>> Begin

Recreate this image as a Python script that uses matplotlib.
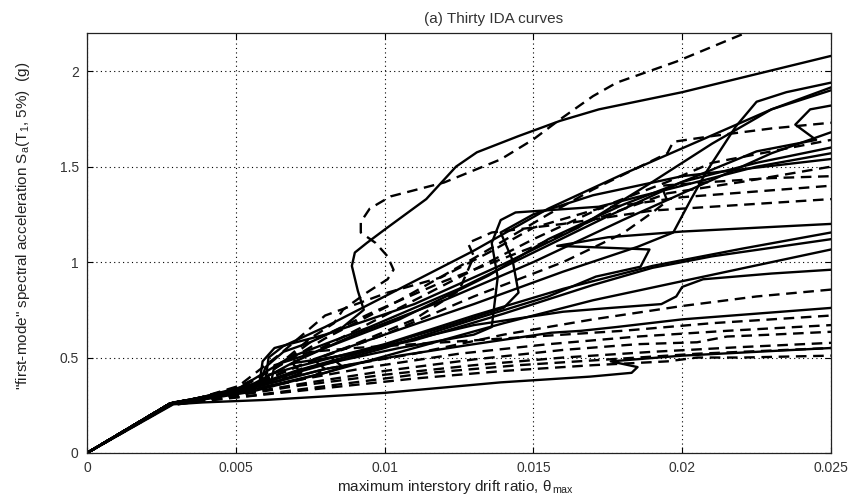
import numpy as np
import matplotlib.pyplot as plt

plt.rcParams['font.family'] = ['Liberation Sans', 'DejaVu Sans']
plt.rcParams['mathtext.fontset'] = 'custom'
plt.rcParams['mathtext.rm'] = 'Liberation Sans'
plt.rcParams['mathtext.it'] = 'Liberation Sans'

# IDA curves: max interstory drift (in units of 1e-3) vs Sa(T1,5%) in g
d01 = [0, 2.8, 3.8, 5.5, 6.5, 7.5, 8.3, 8.6, 9.4, 10.1, 10.3, 10.1, 9.7, 9.2, 9.2, 9.5, 10.2, 12.0, 13.9, 15.0, 15.9, 17.0, 17.8, 19.8, 22.2, 23.0]
s01 = [0, 0.26, 0.29, 0.37, 0.47, 0.60, 0.68, 0.75, 0.84, 0.91, 0.96, 1.03, 1.10, 1.155, 1.21, 1.28, 1.344, 1.417, 1.538, 1.643, 1.748, 1.869, 1.94, 2.05, 2.205, 2.26]

d02 = [0, 2.8, 3.8, 5.8, 6.0, 6.6, 7.5, 8.6, 9.3, 9.1, 8.9, 9.0, 9.4, 10.0, 11.4, 12.4, 13.1, 14.5, 15.9, 17.2, 20.0, 25.0]
s02 = [0, 0.26, 0.285, 0.36, 0.45, 0.53, 0.58, 0.66, 0.75, 0.85, 0.98, 1.05, 1.10, 1.17, 1.33, 1.50, 1.575, 1.66, 1.74, 1.80, 1.89, 2.08]

d03 = [0, 2.9, 3.9, 5.0, 7.0, 8.0, 7.6, 10.0, 13.0, 16.0, 18.5, 19.7, 20.3, 20.8, 21.3, 21.8, 22.5, 23.5, 25.0]
s03 = [0, 0.265, 0.29, 0.32, 0.40, 0.44, 0.49, 0.62, 0.78, 0.95, 1.08, 1.155, 1.33, 1.47, 1.59, 1.71, 1.84, 1.89, 1.94]

d04 = [0, 2.8, 3.8, 4.8, 5.8, 5.9, 6.3, 8.0, 11.0, 14.0, 16.5, 19.0, 21.0, 23.0, 25.0]
s04 = [0, 0.26, 0.29, 0.33, 0.37, 0.48, 0.55, 0.62, 0.78, 0.99, 1.18, 1.42, 1.62, 1.80, 1.915]

d05 = [0, 2.8, 3.8, 5.0, 6.8, 9.5, 12.5, 15.0, 17.5, 20.0, 22.5, 24.5, 23.8, 24.3, 25.0]
s05 = [0, 0.26, 0.285, 0.33, 0.50, 0.66, 0.86, 1.05, 1.24, 1.42, 1.58, 1.64, 1.72, 1.80, 1.82]

d06 = [0, 2.8, 3.9, 5.2, 7.0, 9.0, 12.0, 15.0, 18.0, 21.0, 23.0, 25.0]
s06 = [0, 0.255, 0.285, 0.33, 0.48, 0.62, 0.80, 1.00, 1.22, 1.43, 1.57, 1.68]

d07 = [0, 2.9, 4.0, 5.5, 6.2, 6.3, 7.5, 10.5, 13.5, 15.5, 18.0, 20.0, 22.5, 25.0]
s07 = [0, 0.26, 0.29, 0.34, 0.38, 0.46, 0.52, 0.70, 0.93, 1.12, 1.30, 1.42, 1.52, 1.60]

d08 = [0, 2.8, 3.8, 5.3, 7.5, 10.5, 13.0, 13.6, 13.8, 13.6, 13.9, 14.4, 17.2, 20.0, 22.5, 25.0]
s08 = [0, 0.26, 0.285, 0.33, 0.45, 0.55, 0.62, 0.66, 0.92, 1.10, 1.22, 1.26, 1.29, 1.40, 1.50, 1.57]

d09 = [0, 2.8, 3.8, 5.0, 6.5, 7.2, 6.9, 9.0, 12.0, 14.0, 14.5, 14.3, 13.9, 15.0, 17.0, 20.0, 25.0]
s09 = [0, 0.26, 0.285, 0.32, 0.38, 0.42, 0.47, 0.52, 0.66, 0.76, 0.84, 1.01, 1.155, 1.25, 1.35, 1.45, 1.54]

d10 = [0, 2.8, 3.8, 5.0, 6.3, 7.5, 9.5, 12.0, 15.0, 17.0, 19.5, 22.0, 25.0]
s10 = [0, 0.26, 0.29, 0.34, 0.44, 0.58, 0.73, 0.90, 1.08, 1.22, 1.36, 1.42, 1.50]

d11 = [0, 2.8, 3.9, 5.5, 7.5, 10.0, 13.0, 16.0, 18.0, 19.0, 19.5, 19.3, 21.0, 23.0, 25.0]
s11 = [0, 0.26, 0.29, 0.35, 0.48, 0.62, 0.82, 1.00, 1.15, 1.26, 1.32, 1.40, 1.42, 1.44, 1.45]

d12 = [0, 2.8, 3.8, 5.0, 7.0, 9.0, 11.0, 12.5, 13.0, 12.8, 13.6, 16.0, 19.0, 22.0, 25.0]
s12 = [0, 0.255, 0.28, 0.32, 0.45, 0.57, 0.70, 0.85, 1.03, 1.10, 1.155, 1.20, 1.27, 1.30, 1.33]

d13 = [0, 2.8, 3.8, 5.0, 6.0, 6.1, 7.0, 10.0, 13.0, 16.0, 19.0, 22.0, 25.0]
s13 = [0, 0.26, 0.29, 0.33, 0.36, 0.41, 0.45, 0.57, 0.72, 0.86, 0.98, 1.07, 1.155]

d14 = [0, 2.9, 4.0, 5.5, 8.0, 8.6, 8.2, 11.0, 14.0, 17.0, 19.0, 21.0, 25.0]
s14 = [0, 0.26, 0.285, 0.33, 0.42, 0.45, 0.50, 0.59, 0.73, 0.88, 0.97, 1.03, 1.12]

d15 = [0, 2.8, 3.8, 5.0, 7.0, 10.0, 13.0, 15.5, 17.1, 18.6, 18.9, 17.5, 15.8, 17.5, 20.0, 25.0]
s15 = [0, 0.26, 0.285, 0.32, 0.42, 0.55, 0.70, 0.82, 0.924, 0.976, 1.066, 1.075, 1.085, 1.13, 1.16, 1.20]

d16 = [0, 2.8, 3.9, 5.5, 8.0, 11.0, 14.0, 17.0, 20.0, 25.0]
s16 = [0, 0.255, 0.28, 0.32, 0.42, 0.55, 0.68, 0.80, 0.90, 1.066]

d17 = [0, 2.8, 3.8, 5.0, 7.0, 10.0, 13.0, 16.0, 17.6, 19.3, 19.8, 20.0, 20.7, 23.0, 25.0]
s17 = [0, 0.26, 0.285, 0.32, 0.43, 0.56, 0.67, 0.74, 0.76, 0.78, 0.82, 0.87, 0.91, 0.94, 0.96]

d18 = [0, 2.8, 3.9, 5.5, 6.8, 7.6, 8.0, 11.0, 14.0, 17.0, 20.0, 22.5, 25.0]
s18 = [0, 0.26, 0.285, 0.33, 0.37, 0.40, 0.44, 0.52, 0.62, 0.70, 0.77, 0.82, 0.856]

d19 = [0, 2.8, 3.8, 4.5, 6.0, 8.0, 10.5, 13.0, 15.6, 16.6, 17.8, 20.0, 25.0]
s19 = [0, 0.255, 0.28, 0.30, 0.36, 0.44, 0.51, 0.57, 0.63, 0.64, 0.66, 0.70, 0.76]

d20 = [0, 2.8, 3.8, 5.0, 7.0, 9.5, 12.5, 15.5, 18.5, 21.5, 25.0]
s20 = [0, 0.26, 0.28, 0.31, 0.38, 0.45, 0.52, 0.57, 0.61, 0.64, 0.67]

d21 = [0, 2.8, 3.9, 5.2, 7.5, 10.0, 13.0, 16.0, 18.5, 20.5, 21.5, 23.0, 25.0]
s21 = [0, 0.255, 0.28, 0.31, 0.37, 0.43, 0.49, 0.54, 0.57, 0.58, 0.61, 0.62, 0.635]

d22 = [0, 2.8, 3.8, 5.0, 7.0, 10.0, 13.0, 16.0, 19.0, 22.0, 25.0]
s22 = [0, 0.255, 0.275, 0.30, 0.35, 0.41, 0.46, 0.50, 0.53, 0.555, 0.577]

d23 = [0, 2.8, 3.8, 5.0, 8.0, 11.0, 14.0, 17.0, 19.5, 20.5, 22.0, 25.0]
s23 = [0, 0.25, 0.27, 0.29, 0.34, 0.39, 0.43, 0.46, 0.48, 0.50, 0.50, 0.51]

d24 = [0, 2.9, 3.9, 6.0, 10.0, 13.9, 16.9, 18.3, 18.5, 17.6, 20.0, 22.5, 25.0]
s24 = [0, 0.255, 0.265, 0.278, 0.315, 0.37, 0.40, 0.42, 0.45, 0.48, 0.51, 0.53, 0.55]

d25 = [0, 2.8, 3.9, 5.5, 8.5, 11.5, 14.5, 17.5, 20.5, 25.0]
s25 = [0, 0.25, 0.275, 0.30, 0.36, 0.42, 0.46, 0.49, 0.52, 0.55]

d26 = [0, 2.8, 3.8, 5.0, 6.5, 8.0, 10.5, 13.0, 15.5, 17.0, 19.5, 19.7, 21.0, 23.0, 25.0]
s26 = [0, 0.26, 0.29, 0.33, 0.46, 0.60, 0.80, 1.02, 1.25, 1.38, 1.57, 1.63, 1.66, 1.70, 1.73]

d27 = [0, 2.8, 3.9, 5.5, 7.5, 10.0, 12.5, 15.0, 17.5, 19.5, 21.0, 23.0, 25.0]
s27 = [0, 0.26, 0.29, 0.35, 0.52, 0.72, 0.92, 1.12, 1.30, 1.42, 1.52, 1.58, 1.64]

d28 = [0, 2.8, 3.8, 5.0, 6.0, 6.1, 6.6, 8.0, 10.5, 13.0, 15.5, 18.0, 20.5, 23.0, 25.0]
s28 = [0, 0.26, 0.29, 0.33, 0.38, 0.50, 0.56, 0.66, 0.86, 1.06, 1.28, 1.46, 1.63, 1.80, 1.90]

d29 = [0, 2.8, 3.9, 5.0, 6.5, 8.0, 10.1, 11.9, 13.5, 15.0, 17.2, 20.0, 22.5, 25.0]
s29 = [0, 0.26, 0.29, 0.34, 0.52, 0.72, 0.84, 0.92, 1.05, 1.18, 1.28, 1.34, 1.37, 1.40]

d30 = [0, 2.8, 3.8, 5.0, 6.5, 7.2, 6.9, 7.5, 9.0, 12.0, 15.0, 18.0, 21.0, 25.0]
s30 = [0, 0.26, 0.285, 0.33, 0.38, 0.44, 0.50, 0.53, 0.55, 0.58, 0.61, 0.64, 0.68, 0.72]

drifts = [d01, d02, d03, d04, d05, d06, d07, d08, d09, d10, d11, d12, d13, d14, d15,
          d16, d17, d18, d19, d20, d21, d22, d23, d24, d25, d26, d27, d28, d29, d30]
sas = [s01, s02, s03, s04, s05, s06, s07, s08, s09, s10, s11, s12, s13, s14, s15,
       s16, s17, s18, s19, s20, s21, s22, s23, s24, s25, s26, s27, s28, s29, s30]
dashed = {1, 10, 11, 12, 18, 20, 21, 22, 23, 25, 26, 27, 29, 30}

xticks = [0, 0.005, 0.01, 0.015, 0.02, 0.025]
xticklabels = ['0', '0.005', '0.01', '0.015', '0.02', '0.025']
yticks = [0, 0.5, 1, 1.5, 2]
yticklabels = ['0', '0.5', '1', '1.5', '2']

fig = plt.figure(figsize=(8.51, 4.95), dpi=100)
ax = fig.add_axes([87/851, 42/495, 744/851, 420/495])

for i, (d, s) in enumerate(zip(drifts, sas), start=1):
    ls = (0, (4.5, 2.8)) if i in dashed else '-'
    ax.plot(np.array(d) / 1000, s, color='black', lw=1.7, linestyle=ls,
            solid_joinstyle='round', dash_capstyle='butt')

ax.set_xlim(0, 0.025)
ax.set_ylim(0, 2.2)
ax.set_xticks(xticks)
ax.set_xticklabels(xticklabels)
ax.set_yticks(yticks)
ax.set_yticklabels(yticklabels)
ax.grid(True, color='black', linestyle=(0, (1, 3)), linewidth=0.8)
ax.tick_params(direction='in', top=True, right=True, length=4, width=0.8,
               labelsize=10, labelcolor='#333333', pad=6)
for sp in ax.spines.values():
    sp.set_linewidth(0.9)
    sp.set_color('#222222')

ax.set_title('(a) Thirty IDA curves', fontsize=11, color='#333333', x=0.546, pad=7)
ax.set_xlabel(r'maximum interstory drift ratio, $\theta_{\,\mathrm{max}}$', fontsize=11, color='#222222')
ax.xaxis.set_label_coords(0.495, -0.06)
ax.set_ylabel(r'"first-mode" spectral acceleration S$_{\mathrm{a}}$(T$_1$, 5%)  (g)', fontsize=11, color='#222222')
ax.yaxis.set_label_coords(-0.074, 0.54)

fig.savefig('out.png', dpi=100, facecolor='white')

>> End

■ **Problem statement**
Starting at the top of the listing above, reproduce each line up to and including the one with "import matplotlib.pyplot as plt"; omit the pictures.

■ **Response to this task**
Recreate this image as a Python script that uses matplotlib.
import numpy as np
import matplotlib.pyplot as plt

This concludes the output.